Meetings this week have shown both the Government’s sense of urgency to drive change for English agriculture and the conflicts in doing that.

While England’s Agricultural Transition Plan runs to 2027, its real detail is for the period that the Government sees it has until the next election: what it has not done by then might then not be done. The present funding is only assured to 2024. With the Agriculture Act fresh on the statute book and the agreement with the EU done, policies and schemes are now evolving apace towards implementation, exposing the reality of choices to be made. DEFRA will soon seek interest in the first ELM Pilot and work on productivity issues continues.

England is consulting on revising inherited EU law to allow gene editing as an acceleration of the potential of natural breeding for environmental and productivity benefits. With the Government’s commitment to science, the consultation is about implementation, not the principle. Perhaps an early test of the divergence provisions of the EU agreement, it also symbolises the Government’s embrace of technology for the future economy.

The new power of domestic scrutiny of policy makes animal welfare a major issue. A consultation by England and Wales, with proposals including barring livestock movements below 5oC, could make some aspects of livestock farming harder. The Animal Health and Welfare Pathway would support both the public goods of welfare and the productivity benefits of health. With similar contention, there is a consultation across the UK on pesticides.

Climate change measures will soon bear heavily on rural land management and use. Agriculture produces around 8 per cent of the UK’s emissions and peatland (upland and lowland) 4 per cent. We are soon to have the England Tree Strategy, the England Peatland Strategy and a Heat and Buildings Strategy.
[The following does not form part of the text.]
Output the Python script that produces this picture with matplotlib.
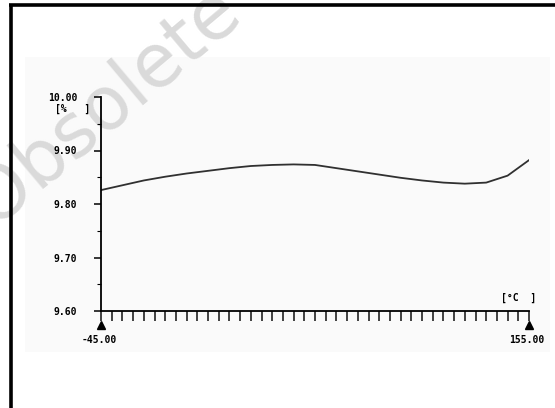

Scotland intends to restore some 250,000 ha of peatland to reduce emissions. Forestry, energy crops, soils, resource efficiency are all proposed in the mix of answers.

Clients and members will need to form views on how to navigate these waters with their new incentives and pressures. The focus for the future will be on profitability and resilience (bouncing back better, rather than enduring) needed to be competitive.

As part of the CAAV’s support for members, we are pleased that the CAAV’s new website, developed over the autumn, is now live, future proofing this resource with its briefing and access to publications for the years of change to come.